The ultimate result would, therefore, be to render the existing stock of labour doubly productive; the fruits of this increased productiveness being divided in proportions more or less equitable between the labourers and capitalists.
I believe that the Railway expenditure is already exercising a sensible influence of this salutary character. Bodies of navvies are becoming attached to the companies, who follow them from place to place, and render them comparatively independent of the local supply of labour; and above all, by calling forth native talent in the form of skilled labour, they are imparting that kind of education which will, I believe, do more for the elevation of the masses than any other which we can provide in India.
* * * * *
To H. S. Maine, Esq.
Camp, Hodul: February 25, 1863.
[Sidenote: Special legislation.]
While I entirely concur in the opinion that the onus probandi rests, and rests heavily too, on the proposers of exceptional or particular legislation, an assumption runs through ------’s letter to you which I am by no means prepared to admit.

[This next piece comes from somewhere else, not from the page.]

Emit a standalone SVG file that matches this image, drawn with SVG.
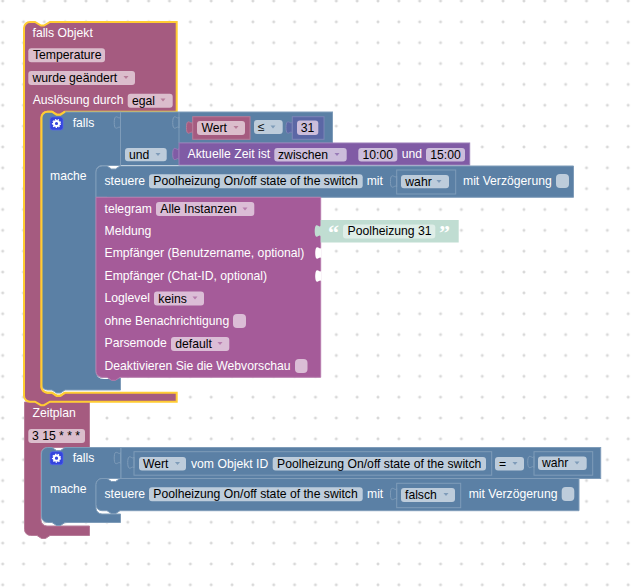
<svg xmlns="http://www.w3.org/2000/svg" width="632" height="587" viewBox="0 0 632 587">
<style>
text{font-family:"Liberation Sans",Arial,sans-serif;font-size:12.2px}
.l{fill:#fff}
.v{fill:#000}
.blue{fill:#5b80a5;stroke:#7f9cb9;stroke-width:1}
.red{fill:#a55b80;stroke:#b77c99;stroke-width:1}
.sel{fill:#a55b80;stroke:#fc3;stroke-width:2}
.hl{fill:none;stroke:#fc3;stroke-width:2}
.tg{fill:#a55b99;stroke:#b77cad;stroke-width:1}
.vio{fill:#805ba5;stroke:#997cb7;stroke-width:1}
.num{fill:#5b67a5;stroke:#7c85b7;stroke-width:1}
.grn{fill:#c0ddd2}
.fb{fill:#bdccdb}
.fr{fill:#dbbdcc}
.fv{fill:#ccbddb}
.ft{fill:#dbbdd6}
.fg{fill:#dfeee8}
.sock{fill:none;stroke:#7f9cb9;stroke-width:1}
.ab{fill:#7f9cb9}
.ar{fill:#b77c99}
.av{fill:#997cb7}
.at{fill:#b77cad}
</style>
<defs>
<pattern id="grid" x="2.7" y="1" width="20.85" height="20.85" patternUnits="userSpaceOnUse">
<path d="M0,-1.5V1.5M-1.5,0H1.5M20.85,-1.5V1.5M19.35,0H22.35M0,19.35V22.35M-1.5,20.85H1.5M20.85,19.35V22.35M19.35,20.85H22.35" stroke="#ccc" stroke-width="1" fill="none"/>
</pattern>
<path id="tab" d="M0,-5.5c-1.5,2.5-3,-1-5,0c-1.7,1-1.7,10 0,11c2,1 3.5,-2.5 5,0z"/>
<path id="dd" d="M-2.5,-1.5H2.5L0,1.5z"/>
<g id="gear"><rect x="0" y="0" width="13" height="13" rx="2.5" fill="#3344dd" stroke="#5566ee" stroke-width=".7"/><circle cx="6.5" cy="6.5" r="2.6" fill="none" stroke="#fff" stroke-width="2"/><circle cx="6.5" cy="6.5" r="4" fill="none" stroke="#fff" stroke-width="1.2" stroke-dasharray="1.4 1.4"/></g>
</defs>
<rect width="632" height="587" fill="#fff"/>
<rect width="632" height="587" fill="url(#grid)"/>

<g id="connectors"></g>

<g id="zeitplan">
<path class="red" d="M24.5,402H89.5V447.5H47a6,6 0 0 0-6,6V520a6,6 0 0 0 6,6H89.5V535.5H50l-4.5,3h-4l-4.5,-3H30.5a6,6 0 0 1-6,-6Z"/>
<text class="l" x="32.5" y="417">Zeitplan</text>
<rect class="fr" x="28.3" y="429" width="56.7" height="14" rx="3"/>
<text class="v" x="32" y="440">3 15 * * *</text>
</g>

<g id="falls2">
<path class="blue" d="M41.5,453.5a6,6 0 0 1 6,-6H52l4.5,3h4l4.5,-3H121V478.5H102a6,6 0 0 0-6,6V508a6,6 0 0 0 6,6H120.5V522.5H65l-4.5,3h-4l-4.5,-3H47.5a6,6 0 0 1-6,-6Z"/>
<use href="#gear" x="50" y="451.7"/>
<text class="l" x="72.7" y="461.7">falls</text>
<text class="l" x="50" y="493">mache</text>
<use href="#tab" class="sock" x="120.5" y="458"/>
<path d="M96,505q0,8 8,8h8v-1h-8q-8,0-8,-6z" fill="#fff"/>
</g>
<g id="compare2">
<rect class="blue" x="121" y="447.5" width="479.7" height="31"/>
<rect class="blue" x="134" y="451.7" width="357.7" height="23.5"/>
<use href="#tab" class="sock" x="134" y="462.5"/>
<rect class="fb" x="139" y="457" width="47" height="13.5" rx="3"/>
<text class="v" x="143" y="467.5">Wert</text>
<use href="#dd" class="ab" x="177.5" y="463.5"/>
<text class="l" x="191" y="467.5">vom Objekt ID</text>
<rect class="fb" x="272.7" y="457" width="213.3" height="13.5" rx="3"/>
<text class="v" x="277" y="467.5">Poolheizung On/off state of the switch</text>
<rect class="fb" x="495" y="457" width="29" height="13.5" rx="3"/>
<text class="v" x="499" y="467.5">=</text>
<use href="#dd" class="ab" x="515" y="463.5"/>
<rect class="blue" x="534" y="451.7" width="58.7" height="23.5"/>
<use href="#tab" class="sock" x="534" y="462"/>
<rect class="fb" x="538" y="456.5" width="48.7" height="13.5" rx="3"/>
<text class="v" x="542" y="467">wahr</text>
<use href="#dd" class="ab" x="577" y="463"/>
</g>
<g id="steuere2">
<path class="blue" d="M96,484.5a6,6 0 0 1 6,-6H107l4.5,3h4l4.5,-3H579V510.7H120l-4.5,3h-4l-4.5,-3H102a6,6 0 0 1-6,-6Z"/>
<text class="l" x="104.5" y="498">steuere</text>
<rect class="fb" x="149" y="487.3" width="213.7" height="14" rx="3"/>
<text class="v" x="153.3" y="498">Poolheizung On/off state of the switch</text>
<text class="l" x="367" y="498">mit</text>
<rect class="blue" x="396.7" y="483.3" width="64" height="24.4"/>
<use href="#tab" class="sock" x="396.7" y="494"/>
<rect class="fb" x="401" y="488" width="54" height="14" rx="3"/>
<text class="v" x="405" y="499">falsch</text>
<use href="#dd" class="ab" x="446" y="494.5"/>
<text class="l" x="468.7" y="498">mit Verzögerung</text>
<rect class="fb" x="561.7" y="487" width="12.6" height="14" rx="4"/>
</g>

<g id="objekt">
<path class="sel" d="M24,28a6,6 0 0 1 6,-6H35l6,3.5h3l6,-3.5H176.7V111.7H65l-4.5,3h-4l-4.5,-3H47.5a6,6 0 0 0-6,6V386a6,6 0 0 0 6,6.7H52l4.5,3h4l4.5,-3H176.7V401.7H50l-6,3.5h-3l-6,-3.5H30a6,6 0 0 1-6,-6Z"/>
<text class="l" x="32.5" y="37">falls Objekt</text>
<rect class="fr" x="28.3" y="48.3" width="76.7" height="14" rx="3"/>
<text class="v" x="33" y="59">Temperature</text>
<rect class="fr" x="28.3" y="71" width="106.7" height="14" rx="3"/>
<text class="v" x="32.5" y="82">wurde geändert</text>
<use href="#dd" class="ar" x="126" y="77.5"/>
<text class="l" x="32.7" y="104">Auslösung durch</text>
<rect class="fr" x="127.7" y="93.7" width="45" height="14" rx="3"/>
<text class="v" x="132" y="104.5">egal</text>
<use href="#dd" class="ar" x="163" y="100"/>
</g>

<g id="falls1">
<path class="blue" d="M41.5,118a6,6 0 0 1 6,-6H52l4.5,3h4l4.5,-3H120.5V165.5H102a6,6 0 0 0-6,6V372a6,6 0 0 0 6,6H120.5V390H65l-4.5,3h-4l-4.5,-3H47.5a6,6 0 0 1-6,-6Z"/>
<path class="hl" d="M65,111.7l-4.5,3h-4l-4.5,-3H47.5a6,6 0 0 0-6,6V386a6,6 0 0 0 6,6.7H52l4.5,3h4l4.5,-3"/>
<use href="#gear" x="50" y="117"/>
<text class="l" x="72.7" y="127">falls</text>
<text class="l" x="50" y="180">mache</text>
<use href="#tab" class="sock" x="120.5" y="122.5"/>
<path d="M96,371q0,8 8,8h8v-1h-8q-8,0-8,-6z" fill="#fff"/>
</g>
<g id="und">
<rect class="blue" x="120.5" y="112" width="212" height="31"/>
<rect x="121" y="142" width="59" height="23" fill="#5b80a5"/>
<path d="M179,112V143" stroke="#7f9cb9" fill="none"/>
<use href="#tab" class="sock" x="179" y="122.5"/>
<rect class="fb" x="125" y="148" width="41.7" height="13.3" rx="3"/>
<text class="v" x="129" y="158.5">und</text>
<use href="#dd" class="ab" x="158" y="154.5"/>
</g>
<g id="wert1">
<use href="#tab" class="red" x="192.7" y="127.5"/>
<rect class="red" x="192.7" y="116.7" width="57.3" height="22.6"/>
<rect class="fr" x="197" y="121" width="48" height="14" rx="3"/>
<text class="v" x="201.5" y="132">Wert</text>
<use href="#dd" class="ar" x="236" y="127.5"/>
</g>
<g id="vergleich">
<rect class="fb" x="254" y="120" width="28.7" height="14" rx="3"/>
<text class="v" x="258" y="131">≤</text>
<use href="#dd" class="ab" x="273" y="127"/>
</g>
<g id="zahl">
<use href="#tab" class="num" x="292.3" y="127.5"/>
<rect class="num" x="292.3" y="116.7" width="31.7" height="22.6"/>
<rect class="fv" x="297" y="120.5" width="21.3" height="14.5" rx="3"/>
<text class="v" x="307.6" y="132" text-anchor="middle">31</text>
</g>
<g id="zeit">
<use href="#tab" class="vio" x="179" y="154"/>
<rect class="vio" x="179" y="143" width="290.7" height="22"/>
<text class="l" x="187.5" y="158">Aktuelle Zeit ist</text>
<rect class="fv" x="274.3" y="148" width="72.4" height="13.6" rx="3"/>
<text class="v" x="278" y="158.5">zwischen</text>
<use href="#dd" class="av" x="337" y="154.5"/>
<rect class="fv" x="358.3" y="148" width="39" height="13.6" rx="3"/>
<text class="v" x="377.8" y="158.5" text-anchor="middle">10:00</text>
<text class="l" x="401.7" y="158">und</text>
<rect class="fv" x="426" y="148" width="39" height="13.6" rx="3"/>
<text class="v" x="445.5" y="158.5" text-anchor="middle">15:00</text>
</g>
<g id="steuere1">
<path class="blue" d="M96,172a6,6 0 0 1 6,-6H107l4.5,3h4l4.5,-3H573.5V197.3H120l-4.5,3h-4l-4.5,-3H96Z"/>
<text class="l" x="104.5" y="185">steuere</text>
<rect class="fb" x="149" y="174.3" width="213.7" height="14" rx="3"/>
<text class="v" x="153.3" y="185">Poolheizung On/off state of the switch</text>
<text class="l" x="366.7" y="185">mit</text>
<rect class="blue" x="396.7" y="170" width="59" height="24"/>
<use href="#tab" class="sock" x="396.7" y="181.5"/>
<rect class="fb" x="401" y="175" width="48" height="13.3" rx="3"/>
<text class="v" x="405.3" y="186">wahr</text>
<use href="#dd" class="ab" x="439" y="181.5"/>
<text class="l" x="463" y="185">mit Verzögerung</text>
<rect class="fb" x="556" y="174" width="13" height="14" rx="4"/>
</g>
<g id="telegram">
<path class="tg" d="M96,197.3H320.7V377.3H120l-4.5,3h-4l-4.5,-3H102a6,6 0 0 1-6,-6Z"/>
<text class="l" x="104.5" y="213">telegram</text>
<rect class="ft" x="156" y="202" width="98.3" height="14" rx="3"/>
<text class="v" x="160.3" y="213">Alle Instanzen</text>
<use href="#dd" class="at" x="245" y="209"/>
<text class="l" x="104.5" y="235">Meldung</text>
<text class="l" x="104.5" y="257">Empfänger (Benutzername, optional)</text>
<use href="#tab" fill="#fff" x="321.5" y="253"/>
<text class="l" x="104.5" y="280">Empfänger (Chat-ID, optional)</text>
<use href="#tab" fill="#fff" x="321.5" y="276"/>
<text class="l" x="104.5" y="302">Loglevel</text>
<rect class="ft" x="154" y="291.5" width="50" height="14" rx="3"/>
<text class="v" x="158.3" y="302.5">keins</text>
<use href="#dd" class="at" x="195" y="298"/>
<text class="l" x="104.5" y="325">ohne Benachrichtigung</text>
<rect class="ft" x="233" y="314" width="13" height="14" rx="4"/>
<text class="l" x="104.5" y="347">Parsemode</text>
<rect class="ft" x="171" y="337" width="58.3" height="14" rx="3"/>
<text class="v" x="175.3" y="348">default</text>
<use href="#dd" class="at" x="220" y="343.5"/>
<text class="l" x="104.5" y="370">Deaktivieren Sie die Webvorschau</text>
<rect class="ft" x="295" y="359" width="12.5" height="14" rx="4"/>
</g>
<g id="text31">
<use href="#tab" class="grn" x="321" y="231"/>
<rect class="grn" x="320.7" y="220" width="138" height="22.5"/>
<text class="l" x="328" y="240" style="font-family:'Liberation Serif',serif;font-size:22px;font-weight:bold">“</text>
<rect class="fg" x="343" y="224.5" width="92.3" height="14" rx="3"/>
<text class="v" x="347.5" y="235">Poolheizung 31</text>
<text class="l" x="439" y="240" style="font-family:'Liberation Serif',serif;font-size:22px;font-weight:bold">”</text>
</g>
</svg>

He assumes that in such matters as those with which we are now dealing, this particular legislation must be in the exclusive interest of the landlord, and calculated to increase in his hand powers which may be abused, and the abuse of which is restrained by moral influences which operate less strongly where landlords and tenants are of different races than where they are homogeneous. He cites, strangely enough, Ireland, where these moral influences, which are of themselves generally sufficient in England and Scotland, are supplemented by wholesale evictions on one side and murders on the other.